* Aim: Below is a listing to transcribe in full and exactly; keep the pictures out.

* Source data:
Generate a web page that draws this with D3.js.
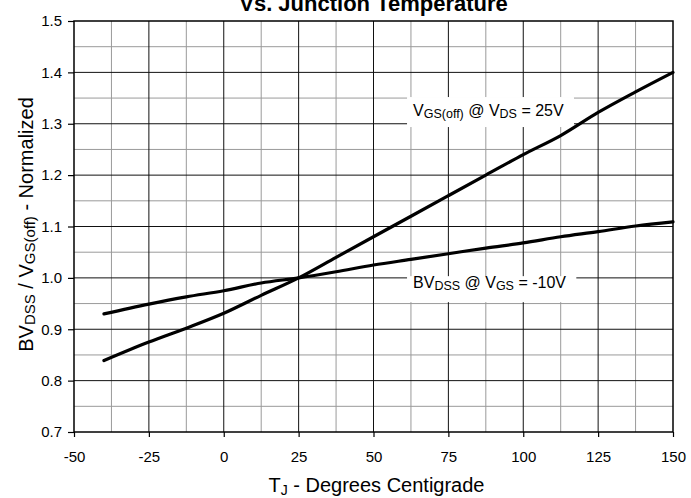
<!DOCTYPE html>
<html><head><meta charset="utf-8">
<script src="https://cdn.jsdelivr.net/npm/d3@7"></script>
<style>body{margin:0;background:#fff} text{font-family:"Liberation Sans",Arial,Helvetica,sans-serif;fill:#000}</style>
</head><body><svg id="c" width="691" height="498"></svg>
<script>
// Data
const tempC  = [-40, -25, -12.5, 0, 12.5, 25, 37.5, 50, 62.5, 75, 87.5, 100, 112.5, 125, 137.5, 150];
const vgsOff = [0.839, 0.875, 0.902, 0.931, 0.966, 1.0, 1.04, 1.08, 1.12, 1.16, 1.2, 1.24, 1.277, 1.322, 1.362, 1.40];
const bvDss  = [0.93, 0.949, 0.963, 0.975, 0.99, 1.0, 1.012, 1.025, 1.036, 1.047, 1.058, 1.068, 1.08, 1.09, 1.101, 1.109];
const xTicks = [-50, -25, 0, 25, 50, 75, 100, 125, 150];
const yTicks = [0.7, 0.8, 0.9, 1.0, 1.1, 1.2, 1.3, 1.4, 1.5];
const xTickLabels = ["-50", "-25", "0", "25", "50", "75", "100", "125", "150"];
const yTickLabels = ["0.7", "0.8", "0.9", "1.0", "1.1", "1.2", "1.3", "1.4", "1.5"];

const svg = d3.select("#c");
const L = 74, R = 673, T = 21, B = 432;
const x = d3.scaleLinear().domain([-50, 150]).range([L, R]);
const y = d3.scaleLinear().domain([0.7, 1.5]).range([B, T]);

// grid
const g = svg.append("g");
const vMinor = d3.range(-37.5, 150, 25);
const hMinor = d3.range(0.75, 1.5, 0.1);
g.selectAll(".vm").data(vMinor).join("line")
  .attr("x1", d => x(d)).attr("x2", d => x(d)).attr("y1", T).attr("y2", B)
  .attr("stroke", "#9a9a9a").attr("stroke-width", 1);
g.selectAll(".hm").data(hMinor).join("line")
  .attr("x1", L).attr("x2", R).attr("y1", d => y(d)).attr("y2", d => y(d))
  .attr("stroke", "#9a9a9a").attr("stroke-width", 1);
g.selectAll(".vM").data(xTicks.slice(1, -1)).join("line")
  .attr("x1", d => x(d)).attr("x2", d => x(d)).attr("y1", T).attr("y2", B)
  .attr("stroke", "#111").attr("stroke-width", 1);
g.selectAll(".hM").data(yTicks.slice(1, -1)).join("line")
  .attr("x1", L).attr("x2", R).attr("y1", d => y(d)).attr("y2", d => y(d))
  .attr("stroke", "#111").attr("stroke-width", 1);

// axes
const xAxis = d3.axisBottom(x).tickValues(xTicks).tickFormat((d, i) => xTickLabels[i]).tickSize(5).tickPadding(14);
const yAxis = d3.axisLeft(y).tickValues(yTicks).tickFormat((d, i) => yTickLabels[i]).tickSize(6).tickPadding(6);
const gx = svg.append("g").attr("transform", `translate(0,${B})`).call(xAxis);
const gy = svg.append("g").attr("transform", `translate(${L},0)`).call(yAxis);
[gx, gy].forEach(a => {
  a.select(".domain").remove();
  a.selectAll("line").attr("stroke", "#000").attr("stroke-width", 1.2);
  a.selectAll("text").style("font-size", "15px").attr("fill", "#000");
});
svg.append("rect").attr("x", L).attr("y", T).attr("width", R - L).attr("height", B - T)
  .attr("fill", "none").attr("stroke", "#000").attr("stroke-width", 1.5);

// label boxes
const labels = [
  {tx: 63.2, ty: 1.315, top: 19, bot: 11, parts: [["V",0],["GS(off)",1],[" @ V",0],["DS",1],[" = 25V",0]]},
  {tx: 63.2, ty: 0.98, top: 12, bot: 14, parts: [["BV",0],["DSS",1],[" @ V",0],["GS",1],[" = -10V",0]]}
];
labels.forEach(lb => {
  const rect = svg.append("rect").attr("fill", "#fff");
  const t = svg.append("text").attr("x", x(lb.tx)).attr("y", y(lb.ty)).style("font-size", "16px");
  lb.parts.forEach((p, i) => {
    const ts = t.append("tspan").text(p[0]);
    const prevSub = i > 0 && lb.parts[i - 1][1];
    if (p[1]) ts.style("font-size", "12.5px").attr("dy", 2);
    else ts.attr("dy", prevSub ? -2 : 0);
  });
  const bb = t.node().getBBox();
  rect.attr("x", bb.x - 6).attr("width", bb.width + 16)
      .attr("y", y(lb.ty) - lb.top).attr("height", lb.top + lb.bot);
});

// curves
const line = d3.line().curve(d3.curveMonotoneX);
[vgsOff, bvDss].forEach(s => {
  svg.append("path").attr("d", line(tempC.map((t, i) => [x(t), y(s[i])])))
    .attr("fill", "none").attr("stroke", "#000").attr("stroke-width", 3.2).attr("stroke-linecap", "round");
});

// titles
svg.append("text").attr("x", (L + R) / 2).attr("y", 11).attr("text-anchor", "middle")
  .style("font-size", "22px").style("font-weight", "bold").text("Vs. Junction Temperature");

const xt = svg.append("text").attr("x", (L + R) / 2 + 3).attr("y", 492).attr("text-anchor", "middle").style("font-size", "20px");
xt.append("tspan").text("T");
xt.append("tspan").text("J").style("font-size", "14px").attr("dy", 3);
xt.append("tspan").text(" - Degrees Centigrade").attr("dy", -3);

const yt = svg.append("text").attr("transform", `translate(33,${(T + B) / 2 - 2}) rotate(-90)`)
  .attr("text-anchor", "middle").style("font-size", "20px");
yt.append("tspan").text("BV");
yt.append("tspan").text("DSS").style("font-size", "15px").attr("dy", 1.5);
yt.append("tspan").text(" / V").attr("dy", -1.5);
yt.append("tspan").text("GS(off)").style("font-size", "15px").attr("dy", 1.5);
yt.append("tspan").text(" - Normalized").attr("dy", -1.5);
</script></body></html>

* The response:
Generate a web page that draws this with D3.js.
<!DOCTYPE html>
<html><head><meta charset="utf-8">
<script src="https://cdn.jsdelivr.net/npm/d3@7"></script>
<style>body{margin:0;background:#fff} text{font-family:"Liberation Sans",Arial,Helvetica,sans-serif;fill:#000}</style>
</head><body><svg id="c" width="691" height="498"></svg>
<script>
// Data
const tempC  = [-40, -25, -12.5, 0, 12.5, 25, 37.5, 50, 62.5, 75, 87.5, 100, 112.5, 125, 137.5, 150];
const vgsOff = [0.839, 0.875, 0.902, 0.931, 0.966, 1.0, 1.04, 1.08, 1.12, 1.16, 1.2, 1.24, 1.277, 1.322, 1.362, 1.40];
const bvDss  = [0.93, 0.949, 0.963, 0.975, 0.99, 1.0, 1.012, 1.025, 1.036, 1.047, 1.058, 1.068, 1.08, 1.09, 1.101, 1.109];
const xTicks = [-50, -25, 0, 25, 50, 75, 100, 125, 150];
const yTicks = [0.7, 0.8, 0.9, 1.0, 1.1, 1.2, 1.3, 1.4, 1.5];
const xTickLabels = ["-50", "-25", "0", "25", "50", "75", "100", "125", "150"];
const yTickLabels = ["0.7", "0.8", "0.9", "1.0", "1.1", "1.2", "1.3", "1.4", "1.5"];

const svg = d3.select("#c");
const L = 74, R = 673, T = 21, B = 432;
const x = d3.scaleLinear().domain([-50, 150]).range([L, R]);
const y = d3.scaleLinear().domain([0.7, 1.5]).range([B, T]);

// grid
const g = svg.append("g");
const vMinor = d3.range(-37.5, 150, 25);
const hMinor = d3.range(0.75, 1.5, 0.1);
g.selectAll(".vm").data(vMinor).join("line")
  .attr("x1", d => x(d)).attr("x2", d => x(d)).attr("y1", T).attr("y2", B)
  .attr("stroke", "#9a9a9a").attr("stroke-width", 1);
g.selectAll(".hm").data(hMinor).join("line")
  .attr("x1", L).attr("x2", R).attr("y1", d => y(d)).attr("y2", d => y(d))
  .attr("stroke", "#9a9a9a").attr("stroke-width", 1);
g.selectAll(".vM").data(xTicks.slice(1, -1)).join("line")
  .attr("x1", d => x(d)).attr("x2", d => x(d)).attr("y1", T).attr("y2", B)
  .attr("stroke", "#111").attr("stroke-width", 1);
g.selectAll(".hM").data(yTicks.slice(1, -1)).join("line")
  .attr("x1", L).attr("x2", R).attr("y1", d => y(d)).attr("y2", d => y(d))
  .attr("stroke", "#111").attr("stroke-width", 1);

// axes
const xAxis = d3.axisBottom(x).tickValues(xTicks).tickFormat((d, i) => xTickLabels[i]).tickSize(5).tickPadding(14);
const yAxis = d3.axisLeft(y).tickValues(yTicks).tickFormat((d, i) => yTickLabels[i]).tickSize(6).tickPadding(6);
const gx = svg.append("g").attr("transform", `translate(0,${B})`).call(xAxis);
const gy = svg.append("g").attr("transform", `translate(${L},0)`).call(yAxis);
[gx, gy].forEach(a => {
  a.select(".domain").remove();
  a.selectAll("line").attr("stroke", "#000").attr("stroke-width", 1.2);
  a.selectAll("text").style("font-size", "15px").attr("fill", "#000");
});
svg.append("rect").attr("x", L).attr("y", T).attr("width", R - L).attr("height", B - T)
  .attr("fill", "none").attr("stroke", "#000").attr("stroke-width", 1.5);

// label boxes
const labels = [
  {tx: 63.2, ty: 1.315, top: 19, bot: 11, parts: [["V",0],["GS(off)",1],[" @ V",0],["DS",1],[" = 25V",0]]},
  {tx: 63.2, ty: 0.98, top: 12, bot: 14, parts: [["BV",0],["DSS",1],[" @ V",0],["GS",1],[" = -10V",0]]}
];
labels.forEach(lb => {
  const rect = svg.append("rect").attr("fill", "#fff");
  const t = svg.append("text").attr("x", x(lb.tx)).attr("y", y(lb.ty)).style("font-size", "16px");
  lb.parts.forEach((p, i) => {
    const ts = t.append("tspan").text(p[0]);
    const prevSub = i > 0 && lb.parts[i - 1][1];
    if (p[1]) ts.style("font-size", "12.5px").attr("dy", 2);
    else ts.attr("dy", prevSub ? -2 : 0);
  });
  const bb = t.node().getBBox();
  rect.attr("x", bb.x - 6).attr("width", bb.width + 16)
      .attr("y", y(lb.ty) - lb.top).attr("height", lb.top + lb.bot);
});

// curves
const line = d3.line().curve(d3.curveMonotoneX);
[vgsOff, bvDss].forEach(s => {
  svg.append("path").attr("d", line(tempC.map((t, i) => [x(t), y(s[i])])))
    .attr("fill", "none").attr("stroke", "#000").attr("stroke-width", 3.2).attr("stroke-linecap", "round");
});

// titles
svg.append("text").attr("x", (L + R) / 2).attr("y", 11).attr("text-anchor", "middle")
  .style("font-size", "22px").style("font-weight", "bold").text("Vs. Junction Temperature");

const xt = svg.append("text").attr("x", (L + R) / 2 + 3).attr("y", 492).attr("text-anchor", "middle").style("font-size", "20px");
xt.append("tspan").text("T");
xt.append("tspan").text("J").style("font-size", "14px").attr("dy", 3);
xt.append("tspan").text(" - Degrees Centigrade").attr("dy", -3);

const yt = svg.append("text").attr("transform", `translate(33,${(T + B) / 2 - 2}) rotate(-90)`)
  .attr("text-anchor", "middle").style("font-size", "20px");
yt.append("tspan").text("BV");
yt.append("tspan").text("DSS").style("font-size", "15px").attr("dy", 1.5);
yt.append("tspan").text(" / V").attr("dy", -1.5);
yt.append("tspan").text("GS(off)").style("font-size", "15px").attr("dy", 1.5);
yt.append("tspan").text(" - Normalized").attr("dy", -1.5);
</script></body></html>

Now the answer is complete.